I decided to use R to plot the results because of the straightforward yet extremely powerful approach of ggplot2. In only 20 lines I was able to generate beautiful charts describing the increase of time per operation and memory allocated per operation, comparing the two implementations of Enumerable

bench_results <- read_csv("result.csv")

plot_nsperop <- ggplot(bench_results, aes(size, nsperop, colour = name)) +
    geom_point() +
    geom_line() +
    scale_x_log10() +
    facet_grid(rows = vars(ncalls))

ggsave("plot_nsperop.png", width = 7, height = 14)

plot_bperop <- ggplot(bench_results, aes(size, bperop, colour = name)) +
    geom_point() +
    geom_line() +
    scale_x_log10() +
    facet_grid(rows = vars(ncalls))

ggsave("plot_bperop.png", width = 7, height = 14

The results:

nsperop bperop

Conclusion

As easily seen in the plots, nothing unexpected has been found. The performance for the slice-based approach is significantly better regardless of the number of chained calls; spawning and blocking goroutines isn’t cost-free. We can see however that, when it comes to memory allocation, the channel-based approach uses less resources than the slice-based one, as no extra memory is allocated: Each element is processed on-demand until the channel is closed.

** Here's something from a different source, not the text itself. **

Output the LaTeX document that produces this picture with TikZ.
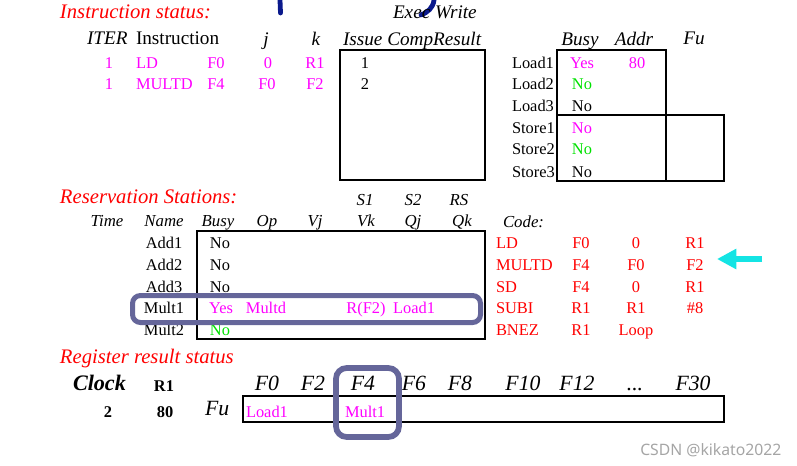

Most importantly, when performance tuning isn’t critical, is the advantage of having a declarative, implementation-agnostic API such as (in this example) the Enumerable interface, allowing clients to process data with interchangeable underlying implementations.

The repo with the code using for this benchmark can be found on GitHub. Feel free to clone it and play around with it!